In the coming years, Europe will completely shift to full digitisation of the paperwork that is necessary for the free movement of goods, services, capital and people within the European single market. As a result, documents with official value that are printed on paper or plastic cards, will no longer have a physical existence. And once the transition is over, it will lead to trustworthy, faster and cheaper online verification processes.
The greatest challenge to this goal is not actually how to digitise documents and share them over the internet, but how to replace paper-based checks with digital verifications, in a trusted way. Whereas the European regulatory framework is being shaped and implemented to allow moving beyond paper, there is a discussion regarding the technical means.
Data Sharing via a Digital Wallet
EBSI explores a method where blockchain and cryptography can be applied to enable secure information sharing. In this pattern, the verifiable credentials (documents) can contain claims about the citizen’s nationality, university degree, driver’s license etc. And those claims will be confirmed by a corresponding authority using electronic signatures.
Then, cryptographic hashes would be recorded on blockchain along with the status of the verifiable credential.
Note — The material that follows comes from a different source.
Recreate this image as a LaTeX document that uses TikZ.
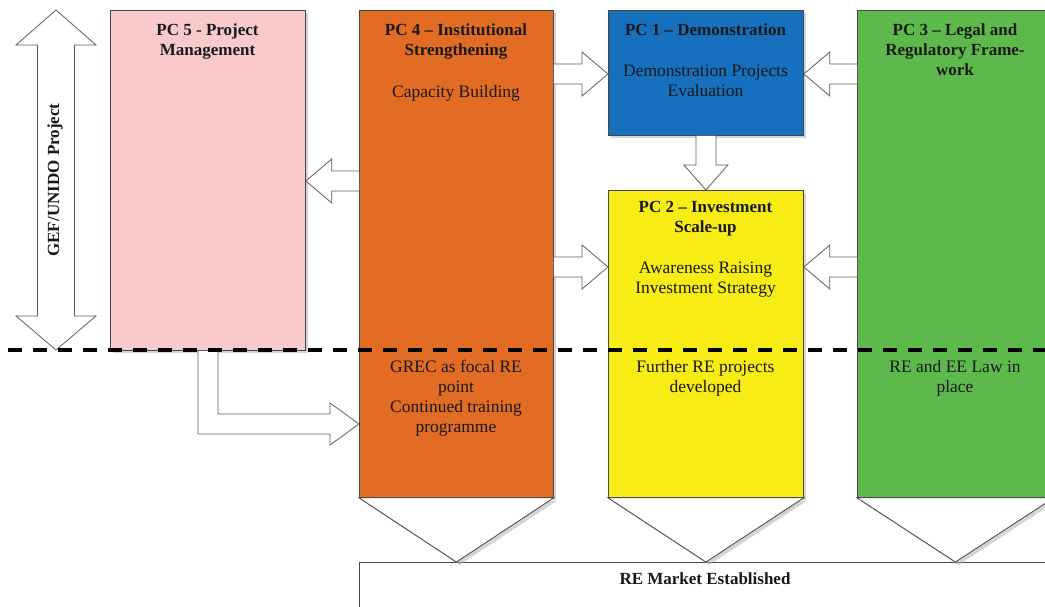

The blockchain will not store the data itself.
Data and documents will be stored in a digital wallet by the citizen or particular organization that is the holder of information. Citizens will be able then to create a verifiable presentation, containing data from one or more credentials, as supporting evidence to real-life transactions such as changing address, or applying for a job.
In order for that pattern to be widely adopted on EU level, a few prerequisites must be fulfilled.
- A fully functioning, permissioned, and publicly available blockchain network that can be trusted by European public administrations must be established. Strong governance arrangements and security controls must be in place.
- A digital identification framework is another crucial prerequisite for this pattern to work. Each public administration, business and citizen would need to get a “decentralized ID” (DID) according to the Self-Sovereign Identity principles.
- Next, a scalable solution is needed to link DIDs to their associated ‘legal’ entity.
- Finally, citizens and businesses would need to have a trusted and secure digital wallet, connected to the blockchain, to hold their DID and documents.
The Pan-European initiative, EBSI is looking to address the above-mentioned challenges at technical and legal level. As this pattern brings greater control over citizens’ data, it is crucial for the GovTech ecosystem to be involved. Once all of the prerequisites are fulfilled, their participation can significantly accelerate the adoption of the emerging technology, connecting governments and societies.
EBSI Use Cases
- Notarization of documents – blockchain can be utilised to create trusted audit trails, automate compliance checks and prove data integrity.
- Trusted data sharing amongst customs and tax authorities in the EU.
- A Self Sovereign Identity capability, allowing Europeans to create and control their own identity without relying on centralized authorities.
- Diplomas management will significantly reduce verification costs of education credentials.